In an interview with In These Times, National Labor Relations Board (NLRB) General Counsel (GC) Jennifer Abruzzo reiterated her commitment to certain pro-labor priorities. Abruzzo explained her thinking behind her intention to revisit the Joy Silk and Ex-Cell-o Corp doctrines, which would scrutinize employer refusals to heed union requests to bargain and penalize employers for bad-faith bargaining, respectively. She understood both doctrines as worth reexamining in order to shield workers exercising their rights to organize and to bargain from employer interference, thereby better effectuating the mission of the National Labor Relations Act (NLRA). Abruzzo also demonstrated a willingness to employ “the full breadth of possible remedies under the NLRA to deter violations and to protect and enforce the statutory rights of workers in this country.” On the issue of minority unions, which Ben has recently written on, Abruzzo signaled an openness to considering it, but not much more: “If this issue is brought before me as General Counsel, I would carefully consider it as I do all matters brought to my attention.”
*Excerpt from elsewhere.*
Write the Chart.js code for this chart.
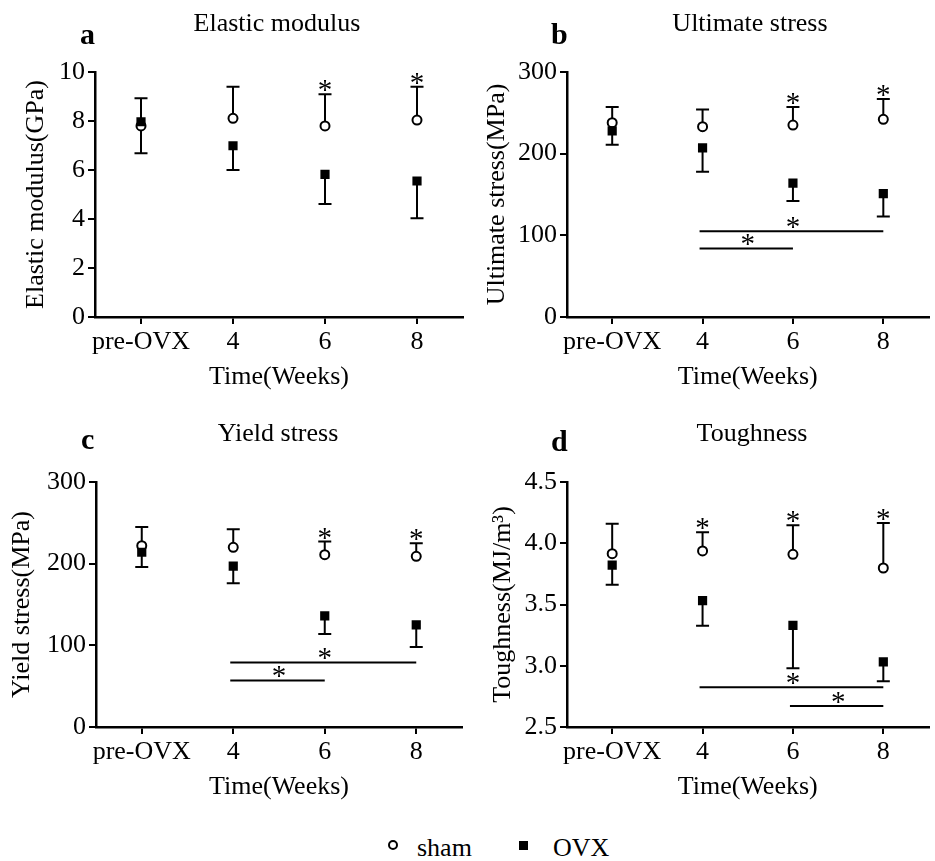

In a memo released this morning, GC Abruzzo wrote that athletes at private colleges qualified as employees under the NLRA and were therefore entitled to the Act’s statutory protections. She noted that the definition of “employee” in the Act was broad and subject to “only a few, enumerated exceptions”—exceptions that did not include student-athletes at private institutions. Moreover, GC Abruzzo pointed to common law agency rules governing the employer-employee relationship, which look at indicators such as hirer “control” and whether the work is compensated. Finally, she raised that “there have been significant developments” over the past few years that support the conclusion that private student-athletes are employees—the Supreme Court’s recent decision in NCAA v. Alston being one such novel consideration. The memo expressly addresses the Board’s 2015 decision in Northwestern University, when the Board declined to exercise jurisdiction over whether Northwestern University’s scholarship football players were employers under the NLRA.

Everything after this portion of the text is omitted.